Week 06

Week 06

A major leap we need to take as a team is on the production and productivity front. Hongzhu and Varun are new to these gameplay programming roles, so it’s hard for them to determine smaller hourly tasks within a larger system. For now, while Keran and the programmers figure out a way to determine hourly assignment, she is asking Varun and Hongzhu what they plan on implementing by the end of the sprint week. The entire week is then broken down into days, and each day has Varun and Hongzhu jumping back and forth between Gameplay and Tech. Art tasks. This way of deciding a weekly task will help Hongzhu and Varun stay inspired (through tech. art tasks) and productive (through gameplay tasks).

About that element of randomness we needed last week… Varun immediately asked if the team would be okay with him starting work on a Tornado he mentioned in the first week. Varun’s initial thoughts and tech. art design: The tornado will always be swarming around the environment in predetermined locations. If a survivor gets caught in the storm while working, they will immediately go to a “Dead” state. Eventually, the player will be deciding between which person to send out when the reward greatly outweighs the risk. Everyone’s eyes got big when we imagined a rag doll survivor swirling around a massive storm… Go Varun, go! We intend for this level of emotion the tornado adds will ask the player to make an interesting decision. Varun also began work on integrating Healthy and Keran’s fortress and inner-fortress models as they were completed, and updated each model piece by piece.

Hongzhu made a new camera system for the interior fortress gameplay that acts as a “slingshot” to bring the player back to the center of the fortress. The more we playtested this internally, the more we realized that this new tweak to the camera system might actually be useful throughout the game. We will continue experimenting with this. He also finished the UI system research, implemented it, and made a progress bar for the timer that starts when a survivor begins collecting a resource outside the fortress.

Throughout the week, Julian refined the gameplay systems documentation, the controls documentation, and the player story documentation. Julian also looked at other genres that use a “Fog of War” other than RTS. In Silent Hill 2, The fog was used to prevent the player from seeing too far out, as the technology only allowed for a finite amount of models and textures to be loaded… This information is useful because when Julian made a big level with lots of resources on it, the build slowed down significantly. The models we received from the previous team are not optimized and have too many polys for Unity to handle at once. Julian and Varun decided that while Keran works on making our new, stylized resource models and Varun and Hongzhu finalize loading on demand, we should replace the old models with cubes to allow Unity to load more at once. Adding a few different colors will let the player distinguish between different types of resources, but this solution is only temporary, and the “fog of war” will be very helpful in loading resources only when we need them.

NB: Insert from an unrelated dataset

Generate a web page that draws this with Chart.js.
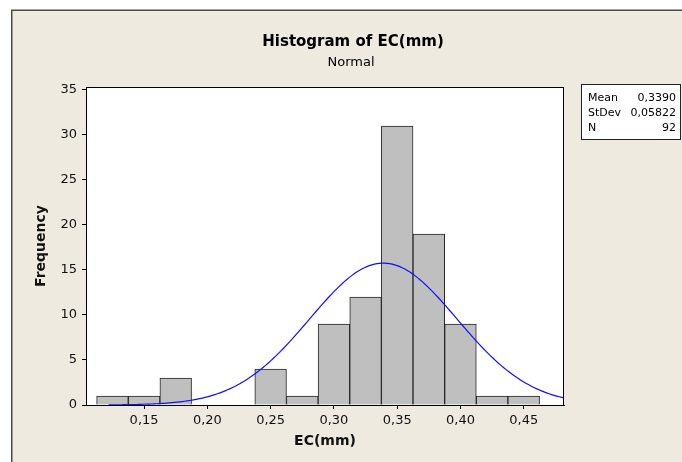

Healthy worked on the Fortress, intending to finish the model and all of the UVs to leave texturing and refining for next week. Here are some progress screenshots from her end:

Keran spent the week redoing some of the UVs for the first room and kept working on cleaning up the 3rd room’s interior model meshes and UVs. She also started making a physical burndown sheet and a calendar for the team to keep track of major deadlines like halves and our publishing date.